たかだか標高200メートルまでの登り坂。これくらいならイケるっしょ(笑)20分も歩けば、そこは八栗寺───が、遠い。
今日の日差しは柔らかく、ぽかぽか陽気に誘われて、気分転換に歩く山道が心地よい。そのはずだった。でも、バイク暮らしが裏目に出た。もう、引き返せない…。
汗は噴き出し息も上がる。たかだか5分でこの醜態である。小説に使うはずの脳味噌が、すべて呼吸に取られてしまう。ぜいぜいと、ロボ超人みたいな呼吸音に、今日もサヨリは元気だぜ(笑)
誰かが言った。歩くとアイディアが浮かぶという。そんな事もあるという。執筆の行き詰まっている今である。藁をもつかむ思いでやって来た五剣山である。なのに今は無心である。思考が働く状態ではない。無我の境地とはこの事か?
テクテクと5分ほど坂道を登る。無心なだけに五感だけが研ぎ澄まされる。タタタタ…背後から忍び寄る足音が徐々に間合いを詰めて来る。そろそろ抜かれる頃合いになった。
お前、小野田坂道か?
タタタタ…。その音が、めちゃめちゃよく回っている。ケイデンスの速さが尋常とは思えない。もの凄く速いのに、足音から推測される質量が軽い。小柄な人物像が頭に浮かぶ。もう、タタタタ…は真後ろに。
捕まった! 足音が横に並んだと思うと、小さな影がそよ風のように吹き抜けた───またか…。小さなおばあちゃんがそよ風の主である。
八栗寺への登り坂は、イノシシと小さな韋駄天との多発地帯。毎日、お寺参りに登るのだろう。お年寄りの足がびっくりするほど速いのだ。いつもそう、いつだってそう。ここを登ると誰かに抜かれる。控えめに言っても、自分よりも遥か年上の人々に。
その後は、小さな背中が小さく消えるのを見てるだけ。そして毎回、同じことを思ってしまう。
───凄んげーな(汗)
二十分ほどかけ、ようやく八栗寺に入る。境内を見渡しても小さな背中は何処にもなかった。タイムの差は5分ほど。きっともう、帰り道なのだろう。僕はしばらく休んで帰ろ。こんなのだったら、タオル持ってくればよかったな。ベトベトだ(汗)

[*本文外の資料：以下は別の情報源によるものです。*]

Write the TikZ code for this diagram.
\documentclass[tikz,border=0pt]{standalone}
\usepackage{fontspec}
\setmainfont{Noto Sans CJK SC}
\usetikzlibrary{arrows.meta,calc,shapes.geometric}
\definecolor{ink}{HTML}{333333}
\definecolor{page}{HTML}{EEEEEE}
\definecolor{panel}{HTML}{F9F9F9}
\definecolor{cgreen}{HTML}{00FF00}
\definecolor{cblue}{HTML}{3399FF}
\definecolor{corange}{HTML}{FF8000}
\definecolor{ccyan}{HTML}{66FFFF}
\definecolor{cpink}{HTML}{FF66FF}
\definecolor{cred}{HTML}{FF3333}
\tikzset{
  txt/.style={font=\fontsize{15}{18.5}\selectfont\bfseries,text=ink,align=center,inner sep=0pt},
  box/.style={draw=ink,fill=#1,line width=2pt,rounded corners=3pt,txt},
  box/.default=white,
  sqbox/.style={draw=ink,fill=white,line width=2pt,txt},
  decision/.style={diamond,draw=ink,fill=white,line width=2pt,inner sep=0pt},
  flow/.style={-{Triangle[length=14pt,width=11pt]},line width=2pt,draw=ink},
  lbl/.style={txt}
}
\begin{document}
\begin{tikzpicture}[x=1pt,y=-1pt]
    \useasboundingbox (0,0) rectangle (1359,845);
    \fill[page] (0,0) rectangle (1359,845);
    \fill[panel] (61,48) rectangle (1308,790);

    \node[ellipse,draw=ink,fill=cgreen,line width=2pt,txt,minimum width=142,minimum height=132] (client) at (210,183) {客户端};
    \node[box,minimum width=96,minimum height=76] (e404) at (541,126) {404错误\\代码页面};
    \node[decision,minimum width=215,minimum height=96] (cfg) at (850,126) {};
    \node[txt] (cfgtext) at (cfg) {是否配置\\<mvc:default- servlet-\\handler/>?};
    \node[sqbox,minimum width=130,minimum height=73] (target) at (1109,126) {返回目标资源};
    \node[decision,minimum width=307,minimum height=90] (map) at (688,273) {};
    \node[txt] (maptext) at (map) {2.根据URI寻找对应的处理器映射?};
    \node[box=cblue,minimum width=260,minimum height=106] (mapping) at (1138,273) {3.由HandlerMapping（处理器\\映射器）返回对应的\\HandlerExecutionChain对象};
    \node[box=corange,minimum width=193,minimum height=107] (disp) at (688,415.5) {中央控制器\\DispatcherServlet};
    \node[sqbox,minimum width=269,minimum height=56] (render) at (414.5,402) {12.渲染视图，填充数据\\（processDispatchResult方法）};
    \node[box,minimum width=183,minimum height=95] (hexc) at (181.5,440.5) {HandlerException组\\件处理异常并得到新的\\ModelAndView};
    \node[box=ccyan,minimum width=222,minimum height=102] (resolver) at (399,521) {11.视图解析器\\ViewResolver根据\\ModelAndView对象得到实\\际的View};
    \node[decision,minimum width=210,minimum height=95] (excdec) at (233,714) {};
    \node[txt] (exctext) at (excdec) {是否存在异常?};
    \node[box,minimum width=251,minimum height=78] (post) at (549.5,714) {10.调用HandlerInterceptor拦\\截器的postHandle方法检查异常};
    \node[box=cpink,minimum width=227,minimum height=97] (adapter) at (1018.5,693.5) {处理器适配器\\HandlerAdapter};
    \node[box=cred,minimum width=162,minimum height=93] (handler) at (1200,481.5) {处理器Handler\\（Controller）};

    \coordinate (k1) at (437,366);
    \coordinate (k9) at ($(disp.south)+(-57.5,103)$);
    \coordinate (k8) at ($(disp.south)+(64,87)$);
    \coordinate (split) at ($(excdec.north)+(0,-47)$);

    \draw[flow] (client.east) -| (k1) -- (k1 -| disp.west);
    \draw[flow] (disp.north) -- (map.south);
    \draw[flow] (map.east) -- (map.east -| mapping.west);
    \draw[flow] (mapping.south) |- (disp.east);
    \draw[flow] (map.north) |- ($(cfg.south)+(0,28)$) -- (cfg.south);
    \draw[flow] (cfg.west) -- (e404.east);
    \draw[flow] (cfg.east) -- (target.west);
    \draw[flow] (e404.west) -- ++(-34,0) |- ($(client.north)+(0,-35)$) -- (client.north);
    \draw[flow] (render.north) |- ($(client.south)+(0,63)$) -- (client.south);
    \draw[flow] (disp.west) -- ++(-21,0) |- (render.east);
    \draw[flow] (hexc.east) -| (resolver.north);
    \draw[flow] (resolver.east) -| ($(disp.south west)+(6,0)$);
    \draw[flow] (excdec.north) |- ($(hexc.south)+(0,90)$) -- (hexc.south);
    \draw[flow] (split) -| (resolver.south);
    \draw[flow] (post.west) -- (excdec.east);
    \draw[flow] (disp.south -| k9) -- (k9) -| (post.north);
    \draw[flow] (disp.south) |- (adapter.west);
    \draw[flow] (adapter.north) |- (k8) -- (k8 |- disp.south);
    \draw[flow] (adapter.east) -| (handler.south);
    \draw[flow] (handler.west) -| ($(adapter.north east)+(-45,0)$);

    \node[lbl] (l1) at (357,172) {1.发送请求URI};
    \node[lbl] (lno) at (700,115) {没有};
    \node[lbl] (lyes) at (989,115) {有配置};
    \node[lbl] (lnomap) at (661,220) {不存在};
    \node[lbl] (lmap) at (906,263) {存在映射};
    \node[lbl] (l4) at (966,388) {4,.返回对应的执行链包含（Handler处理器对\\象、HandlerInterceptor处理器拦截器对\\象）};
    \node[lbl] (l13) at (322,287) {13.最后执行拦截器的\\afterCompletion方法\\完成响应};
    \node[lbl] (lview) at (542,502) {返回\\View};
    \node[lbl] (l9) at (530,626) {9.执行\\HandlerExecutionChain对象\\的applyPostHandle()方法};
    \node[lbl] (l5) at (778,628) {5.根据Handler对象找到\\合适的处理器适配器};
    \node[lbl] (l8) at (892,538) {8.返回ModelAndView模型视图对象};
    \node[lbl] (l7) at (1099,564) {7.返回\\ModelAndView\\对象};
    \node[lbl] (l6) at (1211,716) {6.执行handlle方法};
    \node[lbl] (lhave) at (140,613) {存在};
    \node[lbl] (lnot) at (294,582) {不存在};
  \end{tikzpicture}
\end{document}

鳥居の横。いつものベンチに腰掛けて、膝の上でポメラを開く。お弁当は? 今日の目的はそれじゃない! ポメラに思いつきを打ち殴る。時折、通り過ぎるお遍路さんを眺めながら、ただそれだけを繰り返す。そうしていると新たなキャラが生まれてしまった。
───こいつは困った(汗)
新キャラは、話の複雑さを増すことを意味する。でも、それが誰だか理解できれば、それを理解出来る読者かがいれば。そう思っただけでゾクゾクした。
それだけでも山を登った収穫があった。パワースポットの有り難い御利益だ。帰り道、下り坂の足取りが軽く感じた。きっと明日は筋肉痛だな…。